Go through the records and extract every line with the word "code".

:: Record set

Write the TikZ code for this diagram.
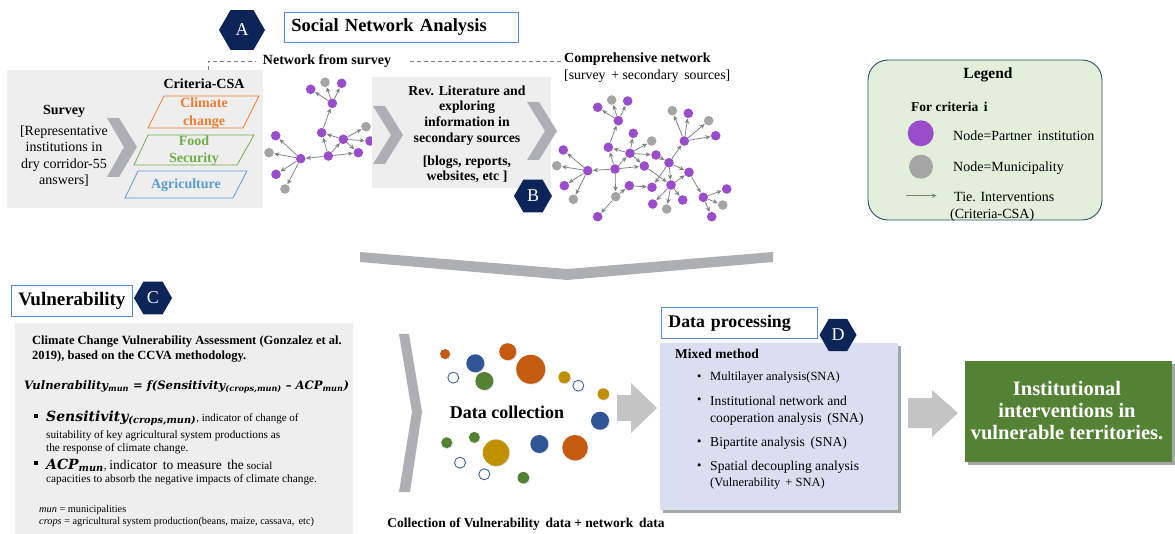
\documentclass[tikz,border=0pt]{standalone}
\usepackage{fontspec}
\setmainfont{Liberation Serif}
\newfontfamily\fbi{DejaVu Serif}
\usetikzlibrary{shapes.geometric,arrows.meta,shadows}
\definecolor{navy}{HTML}{0C2457}
\definecolor{tbblue}{HTML}{5B8BD0}
\definecolor{lgray}{HTML}{EEEEEE}
\definecolor{chev}{HTML}{ADAFB2}
\definecolor{purp}{HTML}{9A4DCB}
\definecolor{ngray}{HTML}{A5A5A5}
\definecolor{tiegray}{HTML}{7F7F7F}
\definecolor{orng}{HTML}{ED7D31}
\definecolor{grn}{HTML}{70AD47}
\definecolor{blu}{HTML}{5B9BD5}
\definecolor{leggreen}{HTML}{E2EFDA}
\definecolor{legborder}{HTML}{2E4A6B}
\definecolor{dor}{HTML}{C55A11}
\definecolor{dbl}{HTML}{2F5597}
\definecolor{dgr}{HTML}{548235}
\definecolor{dye}{HTML}{BF9000}
\definecolor{lav}{HTML}{D9DEF0}
\definecolor{arrgray}{HTML}{C4C4C4}
\tikzset{
  hexa/.style={regular polygon, regular polygon sides=6, fill=navy, draw=none, text=white, inner sep=0pt, font=\fontsize{18}{18}\selectfont},
  titlebox/.style={draw=tbblue, line width=0.9pt, fill=white, anchor=north west, inner xsep=7pt, inner ysep=0pt, align=left},
  netnode/.style={circle, inner sep=0pt, minimum size=9.6pt, draw=none},
  tie/.style={draw=tiegray, line width=0.75pt, -{Stealth[length=5pt,width=4.4pt]}, shorten >=0.3pt},
  chevshape/.style={fill=chev, draw=none},
  txt/.style={inner sep=0pt, font=\fontsize{13.5}{16}\selectfont},
  btxt/.style={inner sep=0pt, font=\fontsize{13.5}{16}\selectfont\bfseries},
  small/.style={inner sep=0pt, anchor=west, font=\fontsize{11}{13}\selectfont},
  dot/.style={circle, inner sep=0pt, draw=none},
  hollow/.style={circle, inner sep=0pt, draw=dbl, line width=0.8pt, fill=white, minimum size=11pt},
  dashline/.style={draw=gray, dashed, line width=0.7pt, dash pattern=on 4pt off 3pt},
  blockarrow/.style={fill=arrgray, draw=none},
}
\newcommand\vbi{\fbi\bfseries\itshape}
\begin{document}
\begin{tikzpicture}[x=1pt,y=-1pt]
\useasboundingbox (0,0) rectangle (1175,534);

% ---------------- Top: Social network analysis
\node[hexa, minimum size=46pt] (hexA) at (242,30) {A};
\node[titlebox, minimum width=234pt, minimum height=30pt, text width=220pt, font=\fontsize{18.5}{20}\selectfont\bfseries] (snatitle) at (284,12) {Social Network Analysis};

% survey box
\fill[lgray] (7,70) rectangle (263,208);
\node[btxt, font=\fontsize{14}{16}\selectfont\bfseries] (survey) at (64,111) {Survey};
\node[txt, align=center, font=\fontsize{14}{16.3}\selectfont] (surveytxt) at (64,156) {[Representative\\institutions in\\dry corridor-55\\answers]};
\fill[chevshape] (107,118) -- (119,118) -- (137,147) -- (119,177) -- (107,177) -- (124,147) -- cycle;
\node[btxt, font=\fontsize{14}{16}\selectfont\bfseries] (crit) at (204,84) {Criteria-CSA};
\draw[orng, line width=0.8pt] (164,96) -- (259,96) -- (243,128) -- (148,128) -- cycle;
\node[btxt, align=center, text=orng, font=\fontsize{14}{17.5}\selectfont\bfseries] (cc) at (204,113) {Climate\\change};
\draw[grn, line width=0.8pt] (148,135) -- (254,135) -- (237,165) -- (134,165) -- cycle;
\node[btxt, align=center, text=grn, font=\fontsize{14}{17}\selectfont\bfseries] (fs) at (194,150.5) {Food\\Security};
\draw[blu, line width=0.8pt] (138,171) -- (247,171) -- (233,198) -- (125,198) -- cycle;
\node[btxt, text=blu, font=\fontsize{14}{16}\selectfont\bfseries] (agr) at (186,185) {Agriculture};

% dashed leaders
\coordinate (d1a) at (208,70);
\coordinate (d1b) at (208,61);
\coordinate (d1c) at (256,61);
\draw[dashline] (d1a) -- (d1b) -- (d1c);
\node[btxt, font=\fontsize{14}{15}\selectfont\bfseries] (netsurvey) at (327,61) {Network from survey};
\coordinate (d2a) at (410,61);
\coordinate (d2b) at (562,61);
\draw[dashline] (d2a) -- (d2b);
\node[btxt, anchor=west, font=\fontsize{14}{15}\selectfont\bfseries] (compnet) at (564,59) {Comprehensive network};
\node[txt, anchor=west, font=\fontsize{13.8}{15}\selectfont] (compsub) at (564,76) {[survey \,+ secondary \,sources]};

% network 1
\foreach \n/\x/\y/\c in {1/310.7/89.3/purp, 2/325/82.3/ngray, 3/341.7/83.3/purp, 4/332.3/103.3/purp, 5/321.7/132.7/purp, 6/366/126.7/ngray, 7/343.3/139.3/purp, 8/370/141/purp, 9/358.3/152.7/purp, 10/328.3/156/purp, 11/300.7/158.7/purp, 12/275.7/135.7/purp, 13/269/152.7/ngray, 14/276/174.3/purp, 15/285/189/ngray}
  \node[netnode, fill=\c] (n\n) at (\x,\y) {};
\foreach \a/\b in {4/1, 4/2, 4/3, 5/4, 7/5, 10/5, 10/7, 7/6, 7/8, 7/9, 10/9, 10/11, 11/12, 11/13, 11/14, 11/15}
  \draw[tie] (n\a) -- (n\b);

% box B
\fill[lgray] (372,77) rectangle (551,188);
\fill[chevshape] (373,106) -- (385,106) -- (403,135) -- (385,164) -- (373,164) -- (391,135) -- cycle;
\fill[chevshape] (527,102) -- (539,102) -- (557,131) -- (539,160) -- (527,160) -- (545,131) -- cycle;
\node[btxt, align=center, font=\fontsize{13.8}{15.6}\selectfont\bfseries] (revlit) at (467,115.5) {Rev. Literature and\\exploring\\information in\\secondary sources};
\node[btxt, align=center, font=\fontsize{13.8}{15.5}\selectfont\bfseries] (blogs) at (467,169.5) {[blogs, reports,\\websites, etc ]};
\node[hexa, minimum size=38pt] (hexB) at (533,196) {B};

% network 2
\foreach \n/\x/\y/\c in {1/597.7/107.3/purp, 2/611.7/100/ngray, 3/627.7/101/purp, 4/618.3/120.7/purp, 5/633.3/133.3/purp, 6/651.7/141/ngray, 7/608.3/147.3/purp, 8/630/153.3/purp, 9/656/155/purp, 10/563.3/150/purp, 11/556.7/165.7/ngray, 12/587.7/170.7/purp, 13/615/169/purp, 14/644.3/166/purp, 15/564.3/185.7/purp, 16/573.3/199.3/ngray, 17/615.7/196.7/ngray, 18/629.3/185.7/purp, 19/597.7/216.7/purp, 20/652/187.3/purp, 21/669/162.7/purp, 22/671/185/purp, 23/689/172.3/purp, 24/684.3/141/purp, 25/672.3/110.7/ngray, 26/688.3/113.3/purp, 27/708.7/120.7/ngray, 28/715.7/135.7/purp, 29/652.7/204/purp, 30/666.7/209/ngray, 31/682.7/200/purp, 32/703.3/197.3/purp, 33/726.7/189/purp, 34/722.7/205/ngray, 35/711.7/216.7/purp}
  \node[netnode, fill=\c] (m\n) at (\x,\y) {};
\foreach \a/\b in {4/1, 4/2, 4/3, 7/4, 8/5, 8/6, 8/7, 13/7, 13/8, 8/9, 9/21, 13/12, 12/10, 12/11, 12/15, 12/16, 13/14, 13/17, 17/18, 17/19, 18/20, 8/14, 21/24, 24/25, 24/26, 24/27, 24/28, 21/23, 21/20, 21/22, 14/22, 22/23, 22/29, 22/30, 22/31, 23/32, 32/33, 32/34, 32/35}
  \draw[tie] (m\a) -- (m\b);

% legend
\node[draw=legborder, fill=leggreen, rounded corners=20pt, line width=0.9pt, minimum width=234pt, minimum height=160pt, inner sep=0pt] (legend) at (985,140) {};
\node[btxt, font=\fontsize{15.5}{18}\selectfont\bfseries] (legtitle) at (988,75) {Legend};
\node[btxt, anchor=west, font=\fontsize{13.5}{15}\selectfont\bfseries] (forcrit) at (911,107) {For criteria \,i};
\node[dot, fill=purp, minimum size=26pt] (legp) at (920.7,133.3) {};
\node[txt, anchor=west, font=\fontsize{14}{15}\selectfont] (legptxt) at (953,136) {Node=Partner \,institution};
\node[dot, fill=ngray, minimum size=24pt] (legg) at (921,166.7) {};
\node[txt, anchor=west, font=\fontsize{14}{15}\selectfont] (leggtxt) at (953,168) {Node=Municipality};
\coordinate (la1) at (906,195.7);
\coordinate (la2) at (937,195.7);
\draw[tie] (la1) -- (la2);
\node[txt, anchor=west, font=\fontsize{14}{15}\selectfont] (legttxt) at (954,197) {Tie. Interventions};
\node[txt, anchor=west, font=\fontsize{14}{15}\selectfont] (legttxt2) at (950,215) {(Criteria-CSA)};

% big downward chevron
\fill[chevshape] (360,252) -- (567,269) -- (773,252) -- (773,262) -- (567,280) -- (360,262) -- cycle;

% ---------------- Vulnerability
\node[titlebox, minimum width=121pt, minimum height=31pt, text width=107pt, font=\fontsize{19}{20}\selectfont\bfseries] (vultitle) at (11,285) {Vulnerability};
\node[hexa, minimum size=38pt] (hexC) at (153,298) {C};
\fill[lgray] (15,323) rectangle (353,534);
\node[small, font=\fontsize{12.5}{13}\selectfont\bfseries] (v1) at (32,342) {Climate Change Vulnerability Assessment (Gonzalez et al.};
\node[small, font=\fontsize{12.5}{13}\selectfont\bfseries] (v2) at (32,357) {2019), based on the CCVA methodology.};
\node[small, font=\fontsize{11.6}{14}\selectfont\vbi] (formula) at (24,387) {Vulnerability\textsubscript{mun} \textup{=} f(Sensitivity\textsubscript{(crops,mun)} \textup{–} ACP\textsubscript{mun})};
\node[fill=black, inner sep=0pt, minimum size=4pt] (sq1) at (36,416) {};
\node[small] (b1) at (46,418) {{\fontsize{14}{16}\selectfont\vbi Sensitivity\textsubscript{(crops,mun)}}, indicator of change of};
\node[small, font=\fontsize{11.3}{13}\selectfont] (b1b) at (46,436) {suitability of key agricultural system productions as};
\node[small, font=\fontsize{11.3}{13}\selectfont] (b1c) at (46,449) {the response of climate change.};
\node[fill=black, inner sep=0pt, minimum size=4pt] (sq2) at (36,463) {};
\node[small] (b2) at (46,465) {{\fontsize{14}{16}\selectfont\vbi ACP\textsubscript{mun}}, {\fontsize{13.5}{15}\selectfont indicator \,to measure \,the} social};
\node[small, font=\fontsize{11.3}{13}\selectfont] (b2b) at (46,480) {capacities to absorb the negative impacts of climate change.};
\node[small, font=\fontsize{10.3}{11}\selectfont] (f1) at (39,510) {\textit{mun} = municipalities};
\node[small, font=\fontsize{10.3}{11}\selectfont] (f2) at (39,522) {\textit{crops} = agricultural system production(beans, maize, cassava, \,etc)};

% ---------------- Data collection
\fill[chevshape] (399,334) -- (409,334) -- (422,412) -- (410,492) -- (399,492) -- (412,412) -- cycle;
\foreach \i/\x/\y/\r/\c in {1/445/354/10/dor, 2/475.3/363.3/18/dbl, 3/484.3/381/18/dgr, 4/507.7/351.7/17/dor, 5/530.7/369.3/29/dor, 6/564.3/377.3/12/dye, 7/603.3/394/11.5/dye, 8/600/420.7/18/dbl, 9/446.7/442.7/11/dgr, 10/474.3/437.3/11/dgr, 11/496/452.7/26.5/dye, 12/539.3/444/18/dbl, 13/575/447.7/25.5/dor, 14/523.3/477.7/11.5/dgr}
  \node[dot, fill=\c, minimum size=\r pt, drop shadow={opacity=0.25, shadow xshift=0.8pt, shadow yshift=-0.8pt}] (c\i) at (\x,\y) {};
\foreach \i/\x/\y in {1/453.3/377.7, 2/578.3/385.7, 3/460/462.7, 4/484.3/474.3}
  \node[hollow] (h\i) at (\x,\y) {};
\node[btxt, font=\fontsize{18}{20}\selectfont\bfseries] (datacol) at (507,412) {Data collection};
\fill[blockarrow] (617,395) -- (631,395) -- (631,383) -- (657,408) -- (631,433) -- (631,421) -- (617,421) -- cycle;
\node[btxt, font=\fontsize{13.5}{15}\selectfont\bfseries] (colltxt) at (526,524) {Collection of Vulnerability \,data + network \,data};

% ---------------- Data processing
\fill[black!35] (663,346) rectangle (901,513);
\fill[lav] (660,343) rectangle (898,510);
\node[titlebox, minimum width=156pt, minimum height=31pt, text width=142pt, font=\fontsize{17.8}{20}\selectfont\bfseries] (dptitle) at (661,307) {Data processing};
\node[hexa, minimum size=37pt] (hexD) at (838,335) {D};
\node[small, font=\fontsize{13.5}{14}\selectfont\bfseries] (mixed) at (675,354) {Mixed method};
\node[small, font=\fontsize{12.5}{14}\selectfont] (dpi1) at (710,378) {Multilayer analysis(SNA)};
\node[small, font=\fontsize{13.6}{14}\selectfont] (dpi2) at (710,401) {Institutional network and};
\node[small, font=\fontsize{13.6}{14}\selectfont] (dpi3) at (710,419) {cooperation analysis \,(SNA)};
\node[small, font=\fontsize{13.6}{14}\selectfont] (dpi4) at (710,443) {Bipartite analysis \,(SNA)};
\node[small, font=\fontsize{13.6}{14}\selectfont] (dpi5) at (710,467) {Spatial decoupling analysis};
\node[small, font=\fontsize{12.5}{14}\selectfont] (dpi6) at (710,484) {(Vulnerability \,+ SNA)};
\foreach \i/\y in {1/378, 2/401, 4/443, 5/467}
  \node[small, font=\fontsize{12.5}{14}\selectfont] (bul\i) at (697,\y) {•};
\fill[blockarrow] (908,398) -- (932,398) -- (932,390) -- (958,413) -- (932,437) -- (932,428) -- (908,428) -- cycle;
\fill[black!35] (968,364) rectangle (1175,465);
\node[fill=dgr, minimum width=207pt, minimum height=101pt, anchor=north west, inner sep=0pt] (result) at (965,361) {};
\node[btxt, align=center, text=white, font=\fontsize{20.5}{22}\selectfont\bfseries] (restxt) at (1067,411) {Institutional\\interventions in\\vulnerable territories.};
\end{tikzpicture}
\end{document}
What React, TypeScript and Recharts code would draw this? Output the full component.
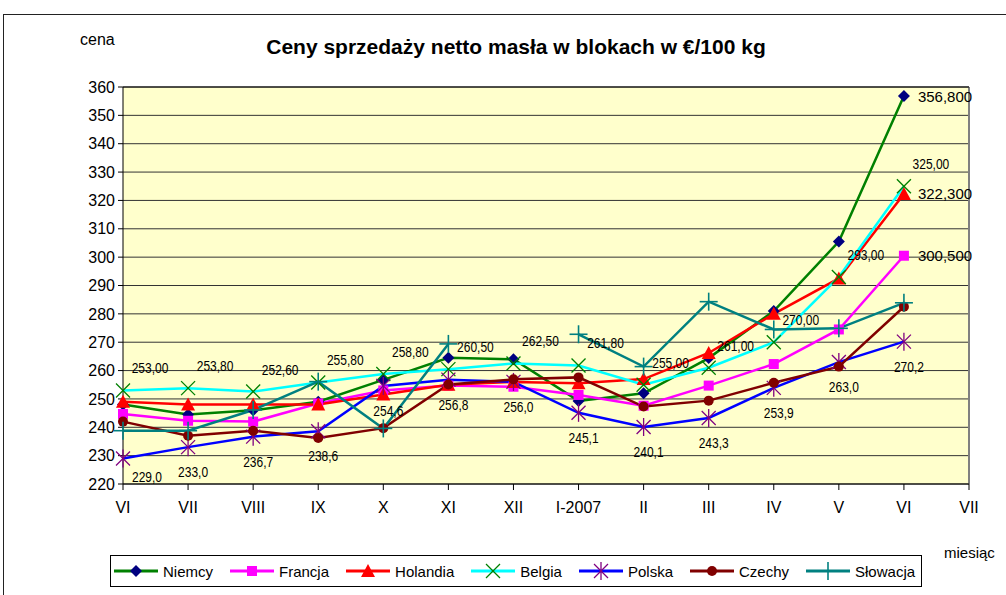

::::

**Solution**:
Write the TikZ code for this diagram.
What React, TypeScript and Recharts code would draw this? Output the full component.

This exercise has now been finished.